Add README and Format files

2023-08-10 10:22:09 -04:00 · 2023-08-10 10:22:09 -04:00 · dab39c226f
commit dab39c226f
parent 8837beadaa
3 changed files with 205 additions and 1 deletions
--- a/Format.md
+++ b/Format.md
@ -0,0 +1,172 @@
 # Rationale
 The Haggis format is a data archiving and serialization format, like tar,
 designed to be efficient and modern. The Unix tar format has survived for
 decades and still works just fine and there is not much reason to move to
 a new format if you are an end user. However, the tar specification is old
 and has undergone several revisions, with varying degrees of quality in
 relation to how well those revisions are documented. In particular, the
 GNU extensions to Tar are documented only in the source code of GNU tar
 itself, leading to headaches for those wanting to implement the spec for
 new code.
 There are additional problems associated with continuing the use of such
 an old format which become apparent when looking at the issues which the
 various revisions sought to resolve. The first thing one will likely run
 into when implementing Tar is the arbitrary 100 byte maximum file length
 which was baked into the original spec. The ustar revision sought to
 address this limitation in a backwards compatible way by adding another
 field to the header, the filename prefix, which is used when the file name
 exceeds 100 bytes, where the path leading up to it's final component is
 stored in this additional field.
 This leads me to my main observation about the thinking that went originally
 into Tar. The spec is so old that it was more common to use arrays than
 more complex data types, and the design of tar relies completely on indexing
 into an array of bytes to separate the fields, which is what lead to the
 original file name length issue. As a consequence of this design, each and
 every field of metadata which might possibly be used to describe any given
 file type must be stored, even if that metadata is useless in the context of
 the type of file being represented. This means that we are storing a file
 length for all directories, symlinks and device nodes even though those types
 of files are all by definition zero-length. Similarly, Tar stores the device
 major and minor numbers for every file even though those numbers mean nothing
 except for when the file in question is a Unix block or character device.
 Another thing that Tar does is it creates a *lot* of padding when you have
 a bunch of small files. You not only have padding inside the header metadata,
 which includes storing the above mentioned useless data, but also padding in
 between data blocks, as tar slices everything up into 512 byte blocks and
 pads the final block to reach that 512 byte number. This is of lesser impact
 when files are compressed, as continuous sequences of zeros take up very
 little space when compressed, but why create all of those useless bytes in
 the first place, is this author's opinion.
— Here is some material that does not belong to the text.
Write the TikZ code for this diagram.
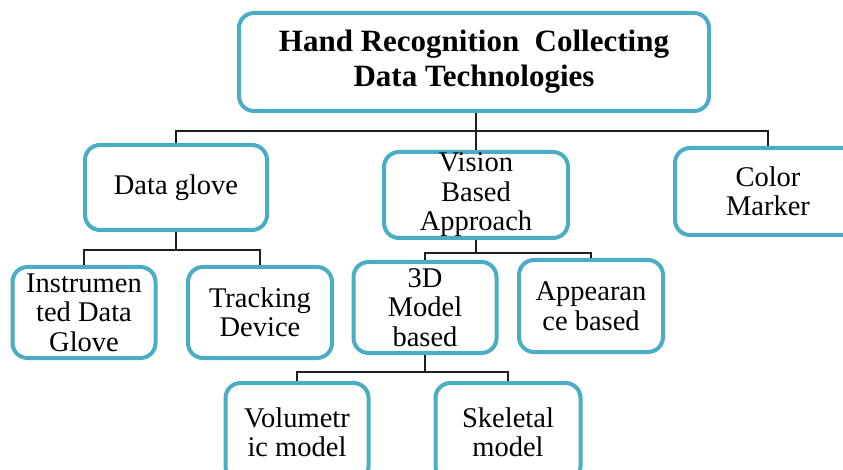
\documentclass[tikz,border=0pt]{standalone}
\usepackage{fontspec}
\setmainfont{Liberation Serif}
\definecolor{boxline}{RGB}{75,172,198}
\definecolor{wire}{RGB}{30,30,30}
\tikzset{
  techbox/.style={draw=boxline, line width=4pt, rounded corners=15pt, fill=white,
    inner sep=0pt, align=center, font=\fontsize{28.5}{29.5}\selectfont},
  rootbox/.style={techbox, font=\fontsize{31}{35}\selectfont\bfseries},
  wireline/.style={draw=wire, line width=1.6pt}
}
\begin{document}
\begin{tikzpicture}[x=1pt, y=-1pt]
\useasboundingbox (0,0) rectangle (843,470);
\clip (0,0) rectangle (843,470);

% boxes
\node[rootbox, minimum width=470pt, minimum height=98pt] (root) at (474,62)
  {Hand Recognition~ Collecting\\Data Technologies};
\node[techbox, minimum width=182pt, minimum height=85pt] (dg) at (176,187.5) {Data glove};
\node[techbox, minimum width=184pt, minimum height=86pt] (vis) at (476,195) {Vision\\Based\\Approach};
\node[techbox, minimum width=186pt, minimum height=87pt] (cm) at (768,191.5) {Color\\Marker};
\node[techbox, minimum width=143pt, minimum height=91pt] (idg) at (84,312.5) {Instrumen\\ted Data\\Glove};
\node[techbox, minimum width=144pt, minimum height=91pt] (td) at (260,312.5) {Tracking\\Device};
\node[techbox, minimum width=143pt, minimum height=91pt] (m3d) at (425,307.5) {3D\\Model\\based};
\node[techbox, minimum width=144pt, minimum height=92pt] (app) at (591,306) {Appearan\\ce based};
\node[techbox, minimum width=143pt, minimum height=98pt] (vol) at (297,432) {Volumetr\\ic model};
\node[techbox, minimum width=145pt, minimum height=98pt] (skel) at (508,432) {Skeletal\\model};

% bus junctions
\coordinate (bus) at (476,131);
\coordinate (dgbus) at (176,250);
\coordinate (visbus) at (476,253);
\coordinate (mbus) at (425,372);

% connectors
\draw[wireline] (root.south -| bus) -- (vis.north);
\draw[wireline] (dg.north) |- (bus) -| (cm.north);
\draw[wireline] (dg.south) -- (dgbus);
\draw[wireline] (idg.north) |- (dgbus) -| (td.north);
\draw[wireline] (vis.south) -- (visbus);
\draw[wireline] (m3d.north) |- (visbus) -| (app.north);
\draw[wireline] (m3d.south) -- (mbus);
\draw[wireline] (vol.north) |- (mbus) -| (skel.north);
\end{tikzpicture}
\end{document}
 Haggis is designed with more modern programming idoms in mind, which has
 influenced it's design in it's own way. Modern languages have algabreic
 data types, taking the form of enums with associated data (Rust) or tagged
 unions (Zig). While unions in C are problematic bordering on dangerous,
 having those data structures baked into a language changes some patterns
 for the better. For instance, Haggis stores any information which only
 relates to a certain type of file only if that filetype is being stored, and
 then only after providing a bit flag which tells the application which type
 of data it should expect.
 Modern languages are also much more likely to by default store an array's
 bounds as part of the array, rather than the C notion of null terminators.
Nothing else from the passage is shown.